A few weeks ago I got the red ass when I read a column in LEO Weekly by one Francene Cucinello, in which she bemoaned the fact that she wasn’t given her $600 Bush Rebate Check last year because she made close to $75,000 working in her chosen field of journalism (“Stimulate this,” Sept. 24). It was a goofy column and could’ve easily been overlooked, but I was struck by the tone of entitlement it implied. As I read it, I could almost hear the tumblers sliding into place, and a key turning in a lock. Here, right in front of me, was a perfect example of what has been driving me absolutely crazy about some of my fellow Americans. So many people are convinced they deserve something.
The first thing that’s got to go is this assumption that has spread across the ass-crack of our culture like some mysterious and embarrassing rash: that people are entitled to anything.
Gang, I don’t want to rock the boat, but you all don’t deserve shit. Seriously. The word “deserve” is almost meaningless. Anything that you have has been won in a fight, worked for or given to you. The notion that we are owed anything by virtue of the fact that we are Americans or even Homo sapiens has about as much intellectual weight as Manifest Destiny, the Divine Right of Goldman-Sachs or the supposed viability of an NBA franchise in Louisville. (Viva Cardinal basketball.) There just isn’t any natural precedent for the idea of “deserving.”
On the contrary, it’s clear from any survey of our illustrious history on this planet that all we’re really entitled to is a short life of varying degrees of discomfort. If you’re lucky, you might get some humane companionship or at least some laughs when people trip down the stairs. Outside of that, any creature comforts you manage to scrabble together are the result of work, theft or luck.
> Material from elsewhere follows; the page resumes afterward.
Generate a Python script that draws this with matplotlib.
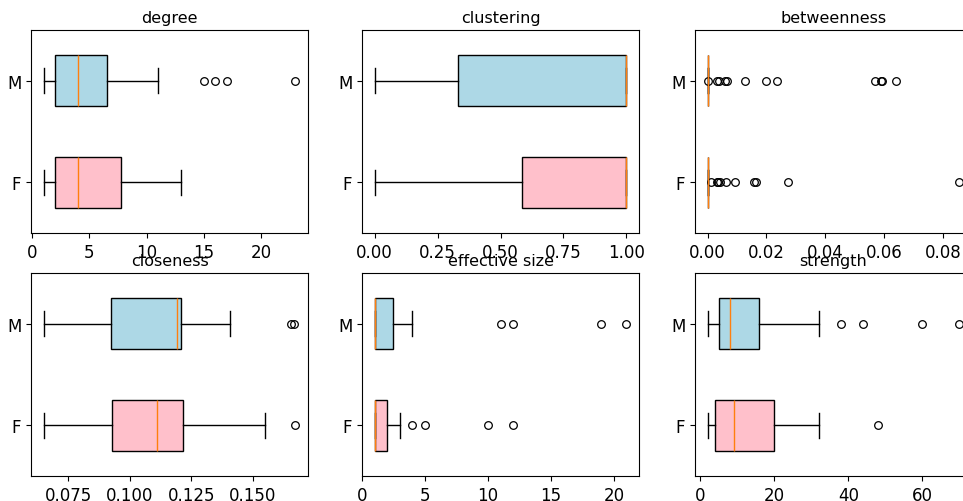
import numpy as np
import matplotlib
matplotlib.use("Agg")
import matplotlib.pyplot as plt
from matplotlib.ticker import FormatStrFormatter

groups = ["F", "M"]
titles = ["degree", "clustering", "betweenness", "closeness", "effective size", "strength"]

# box stats per metric, order [F, M]
whislo = {
    "degree": [1, 1],
    "clustering": [0.0, 0.0],
    "betweenness": [0.0, 0.0],
    "closeness": [0.0651, 0.0651],
    "effective size": [1, 1],
    "strength": [2, 2],
}
q1 = {
    "degree": [2, 2],
    "clustering": [0.587, 0.333],
    "betweenness": [0.0, 0.0],
    "closeness": [0.0928, 0.0924],
    "effective size": [1, 1],
    "strength": [4, 5],
}
med = {
    "degree": [4, 4],
    "clustering": [1.0, 1.0],
    "betweenness": [0.0, 0.0],
    "closeness": [0.1112, 0.1191],
    "effective size": [1, 1],
    "strength": [9, 8],
}
q3 = {
    "degree": [7.75, 6.5],
    "clustering": [1.0, 1.0],
    "betweenness": [0.0, 0.0001],
    "closeness": [0.1218, 0.1208],
    "effective size": [2, 2.5],
    "strength": [20, 16],
}
whishi = {
    "degree": [13, 11],
    "clustering": [1.0, 1.0],
    "betweenness": [0.0, 0.0002],
    "closeness": [0.155, 0.1408],
    "effective size": [3, 4],
    "strength": [32, 32],
}
fliers = {
    "degree": [[], [15, 16, 17, 23]],
    "clustering": [[], []],
    "betweenness": [
        [0.0011, 0.0031, 0.0036, 0.0041, 0.0063, 0.0094, 0.0157, 0.0166, 0.0274, 0.0856],
        [0.0002, 0.0031, 0.004, 0.006, 0.0065, 0.0126, 0.020, 0.0236, 0.057, 0.0588, 0.0592, 0.0639],
    ],
    "closeness": [[0.1672], [0.1656, 0.1668]],
    "effective size": [[4, 5, 10, 12], [11, 12, 19, 21]],
    "strength": [[48], [38, 44, 60, 70]],
}
colors = ["pink", "lightblue"]

# x ticks where the default locator differs from the reference
xticks = {
    "clustering": ([0.0, 0.25, 0.5, 0.75, 1.0], "%.2f"),
    "closeness": ([0.075, 0.1, 0.125, 0.15], "%.3f"),
}

W, H = 963, 502
fig = plt.figure(figsize=(W / 100, H / 100), dpi=100)

col_left = [31, 362, 695]
col_width = 277
row_top = [31, 274]
row_height = 203

for i, name in enumerate(titles):
    r, c = divmod(i, 3)
    ax = fig.add_axes([col_left[c] / W, (H - row_top[r] - row_height) / H,
                       col_width / W, row_height / H])
    stats = []
    for g in range(2):
        stats.append({
            "whislo": whislo[name][g], "q1": q1[name][g], "med": med[name][g],
            "q3": q3[name][g], "whishi": whishi[name][g], "fliers": fliers[name][g],
            "label": groups[g],
        })
    bp = ax.bxp(stats, positions=[1, 2], widths=0.5, vert=False, patch_artist=True,
                flierprops=dict(marker="o", markersize=5.5, markerfacecolor="none",
                                markeredgecolor="black", markeredgewidth=0.9))
    for patch, col in zip(bp["boxes"], colors):
        patch.set_facecolor(col)
    ax.set_ylim(0.5, 2.5)
    if name in xticks:
        ticks, fmt = xticks[name]
        ax.set_xticks(ticks)
        ax.xaxis.set_major_formatter(FormatStrFormatter(fmt))
    ax.set_title(name, fontsize=11.5)
    ax.tick_params(labelsize=12)

fig.savefig("out.png", dpi=100)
“But, Joe, what about all-men-created-equal-liberte’-fraternite’-egalite’-double-decaf latte’?” Bollocks. It’s made up. Don’t get me wrong. I am completely supportive of the Enlightenment Idea of Rational Humanism. It’s a good idea. But the minute it’s taken for granted as an actual right inherent to human existence, you’ve gone off the track and should be sent to bed without supper. The words “fair” and “deserve” do not reference any thing that exists a priori in nature. The sooner we stop thinking and talking like they do, the sooner we will actually start to value the pursuit of those ideas in a way that honors their supposed importance.
My dire prediction:
A lot of you are going to lose your jobs soon. The very wealthy will become just pretty wealthy and the rest of us will be pretty broke. Get what you can when you can. If it’s a job, get it. If it’s a hand-out, get that, too. Do yourself a favor though: Delete from your mind the notion that you are entitled to anything. Holding onto it will only rob you of your self-reliance and make your struggle more difficult.